Oddly, after that list of bad things, there were some good things; GPG did do some things right. Multiplayer can now save sessions, so that players like my wife and I can play after work and then pick up where we left off the next night, a welcome change. The addition of a system allowing the player to collect reagents and enchant their own magic items was also welcome, even if some of the design decisions involved were real headscratchers. The variety of spells is much smaller than the original game, which isn't good, but they're organized better and give better information in the popup tooltips. The inventory space for each character is smaller - always an annoyance - but GPG compensated, this time successfully, by placing a stationary item box in town, which was very innovative, or would have been if they hadn't stolen it from Diablo 2.

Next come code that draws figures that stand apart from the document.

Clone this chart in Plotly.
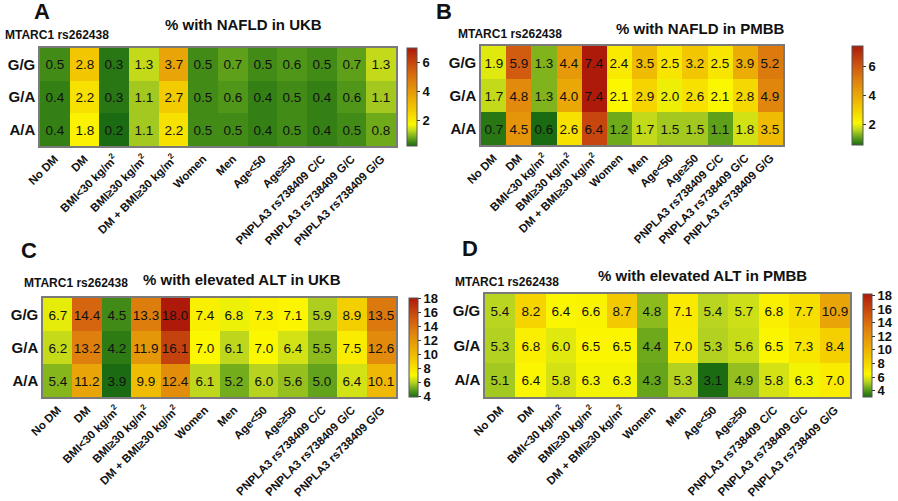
import plotly.graph_objects as go

categories = ["No DM", "DM", "BMI<30 kg/m<sup>2</sup>", "BMI≥30 kg/m<sup>2</sup>",
              "DM + BMI≥30 kg/m<sup>2</sup>", "Women", "Men", "Age<50", "Age≥50",
              "PNPLA3 rs738409 C/C", "PNPLA3 rs738409 G/C", "PNPLA3 rs738409 G/G"]
genotypes = ["G/G", "G/A", "A/A"]

nafld_ukb = [
    [0.5, 2.8, 0.3, 1.3, 3.7, 0.5, 0.7, 0.5, 0.6, 0.5, 0.7, 1.3],
    [0.4, 2.2, 0.3, 1.1, 2.7, 0.5, 0.6, 0.4, 0.5, 0.4, 0.6, 1.1],
    [0.4, 1.8, 0.2, 1.1, 2.2, 0.5, 0.5, 0.4, 0.5, 0.4, 0.5, 0.8],
]
nafld_pmbb = [
    [1.9, 5.9, 1.3, 4.4, 7.4, 2.4, 3.5, 2.5, 3.2, 2.5, 3.9, 5.2],
    [1.7, 4.8, 1.3, 4.0, 7.4, 2.1, 2.9, 2.0, 2.6, 2.1, 2.8, 4.9],
    [0.7, 4.5, 0.6, 2.6, 6.4, 1.2, 1.7, 1.5, 1.5, 1.1, 1.8, 3.5],
]
alt_ukb = [
    [6.7, 14.4, 4.5, 13.3, 18.0, 7.4, 6.8, 7.3, 7.1, 5.9, 8.9, 13.5],
    [6.2, 13.2, 4.2, 11.9, 16.1, 7.0, 6.1, 7.0, 6.4, 5.5, 7.5, 12.6],
    [5.4, 11.2, 3.9, 9.9, 12.4, 6.1, 5.2, 6.0, 5.6, 5.0, 6.4, 10.1],
]
alt_pmbb = [
    [5.4, 8.2, 6.4, 6.6, 8.7, 4.8, 7.1, 5.4, 5.7, 6.8, 7.7, 10.9],
    [5.3, 6.8, 6.0, 6.5, 6.5, 4.4, 7.0, 5.3, 5.6, 6.5, 7.3, 8.4],
    [5.1, 6.4, 5.8, 6.3, 6.3, 4.3, 5.3, 3.1, 4.9, 5.8, 6.3, 7.0],
]

titles = ["% with NAFLD in UKB", "% with NAFLD in PMBB",
          "% with elevated ALT in UKB", "% with elevated ALT in PMBB"]
letters = ["A", "B", "C", "D"]
snp_label = "MTARC1 rs262438"
cbar_ticks_nafld = [2, 4, 6]
cbar_ticks_alt = [4, 6, 8, 10, 12, 14, 16, 18]

W, H = 898, 501
FONT = "Liberation Sans, Arial, sans-serif"

colorscale = [
    [0.0, "#1b6b12"],
    [0.07, "#5a9e1a"],
    [0.15, "#b8d420"],
    [0.22, "#fbf700"],
    [0.35, "#f4d000"],
    [0.5, "#eaa806"],
    [0.65, "#df820e"],
    [0.8, "#cf5610"],
    [1.0, "#ad1a0a"],
]

def px_x(a, b):
    return [a / W, b / W]

def px_y(top, bottom):
    return [1 - bottom / H, 1 - top / H]

panels = [
    dict(z=nafld_ukb, xd=px_x(40, 396), yd=px_y(48, 146), zmin=0.2, zmax=7.0,
         ticks=cbar_ticks_nafld, cb=(407, 10, 48, 146)),
    dict(z=nafld_pmbb, xd=px_x(481, 783), yd=px_y(46, 145), zmin=0.6, zmax=7.4,
         ticks=cbar_ticks_nafld, cb=(852, 11, 46, 145)),
    dict(z=alt_ukb, xd=px_x(43, 396), yd=px_y(298, 397), zmin=3.9, zmax=18.0,
         ticks=cbar_ticks_alt, cb=(409, 9, 298, 397)),
    dict(z=alt_pmbb, xd=px_x(485, 850), yd=px_y(294, 397), zmin=3.1, zmax=18.2,
         ticks=cbar_ticks_alt, cb=(863, 9, 294, 397)),
]

fig = go.Figure()
layout = {}
for i, p in enumerate(panels):
    n = "" if i == 0 else str(i + 1)
    cx, th, ct, cbt = p["cb"]
    text = [[f"{v:.1f}" for v in row] for row in p["z"]]
    fig.add_trace(go.Heatmap(
        z=p["z"], x=categories, y=genotypes, text=text, texttemplate="%{text}",
        textfont=dict(family=FONT, size=13.5, color="#111111"),
        colorscale=colorscale, zmin=p["zmin"], zmax=p["zmax"],
        xaxis="x" + n, yaxis="y" + n, hoverinfo="skip",
        colorbar=dict(
            x=cx / W, xanchor="left", xpad=0, ypad=0, thickness=th,
            y=1 - (ct + cbt) / 2 / H, yanchor="middle", len=(cbt - ct) / H,
            lenmode="fraction", outlinewidth=1, outlinecolor="#555555",
            tickvals=p["ticks"], ticktext=[f"<b>{t}</b>" for t in p["ticks"]],
            ticks="outside", ticklen=3, tickcolor="#333333",
            tickfont=dict(family=FONT, size=13, color="#111111"),
        ),
    ))
    layout["xaxis" + n] = dict(
        domain=p["xd"], anchor="y" + n, tickangle=-45, automargin=False,
        tickfont=dict(family=FONT, size=11.5, color="#111111"),
        ticktext=[f"<b>{c}</b>" for c in categories], tickvals=categories,
        showline=True, mirror=True, linecolor="#7a7a7a", linewidth=1.5,
        ticks="", showgrid=False, zeroline=False, fixedrange=True,
    )
    layout["yaxis" + n] = dict(
        domain=p["yd"], anchor="x" + n, autorange="reversed", automargin=False,
        tickfont=dict(family=FONT, size=15, color="#111111"),
        ticktext=[f"<b>{g}</b>" for g in genotypes], tickvals=genotypes,
        showline=True, mirror=True, linecolor="#7a7a7a", linewidth=1.5,
        ticks="", showgrid=False, zeroline=False, fixedrange=True,
    )

annotations = []
title_pos = [(243, 25), (700, 28), (242, 279), (702, 275)]
snp_pos = [(3, 35), (456, 34), (22, 283), (453, 282)]
letter_pos = [(42, 12), (444, 12), (29, 250), (470, 248)]
for i in range(4):
    tx, ty = title_pos[i]
    annotations.append(dict(text=f"<b>{titles[i]}</b>", x=tx / W, y=1 - ty / H,
                            xref="paper", yref="paper", xanchor="center", yanchor="middle",
                            showarrow=False, font=dict(family=FONT, size=15, color="#111111")))
    sx, sy = snp_pos[i]
    annotations.append(dict(text=f"<b>{snp_label}</b>", x=sx / W, y=1 - sy / H,
                            xref="paper", yref="paper", xanchor="left", yanchor="middle",
                            showarrow=False, font=dict(family=FONT, size=12, color="#111111")))
    lx, ly = letter_pos[i]
    annotations.append(dict(text=f"<b>{letters[i]}</b>", x=lx / W, y=1 - ly / H,
                            xref="paper", yref="paper", xanchor="center", yanchor="middle",
                            showarrow=False, font=dict(family=FONT, size=22, color="#111111")))

fig.update_layout(
    width=W, height=H, margin=dict(l=0, r=0, t=0, b=0, autoexpand=False),
    paper_bgcolor="white", plot_bgcolor="white",
    annotations=annotations, showlegend=False, **layout,
)
fig.write_html("out.html", config={"displayModeBar": False},
               post_script="document.body.style.margin='0';document.body.style.overflow='hidden';")
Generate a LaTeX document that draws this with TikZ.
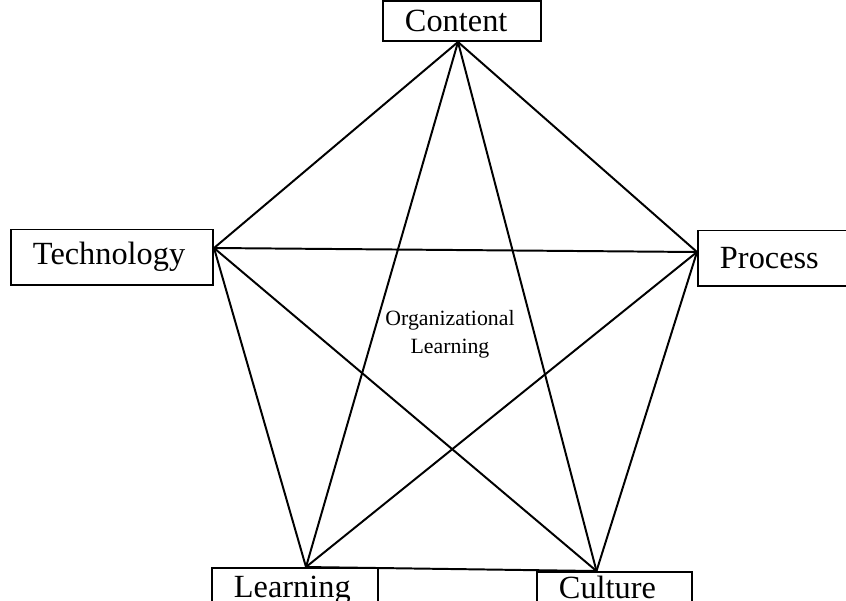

The story is a whole lot more involving this time around, which is good. That's unqualified; good story = better game. Sadly, in this case, the story merely serves to hold your interest until you are screamingly frustrated by the plethora of problems in this title.
My advice is to heed the critics. If you had been paying attention in 2000 to gaming news, the original Dungeon Siege title was all the buzz, and got attention from critics worldwide, for good reason. This time around, we didn't even know the game had gone gold, which is never a good sign. If the critics can't even be bothered to say something about the game, it sucks.
I really, really wanted this game to be good. My wife, a huge fan of the original, wanted this game to be good. It isn't. Hopefully, GPG will come to their friggin' senses when they put together the third game and try to make it actually be good, instead of relying on the title's popularity to sell endless, quality-free sequels until they've run it into the ground.
Don't buy this, unless you just WANT to be frustrated and swearing at your screen. Instead, try the original, or maybe one of the Elder Scrolls games; they're a lot of fun, and don't require the patience of the Dalai Lama to play.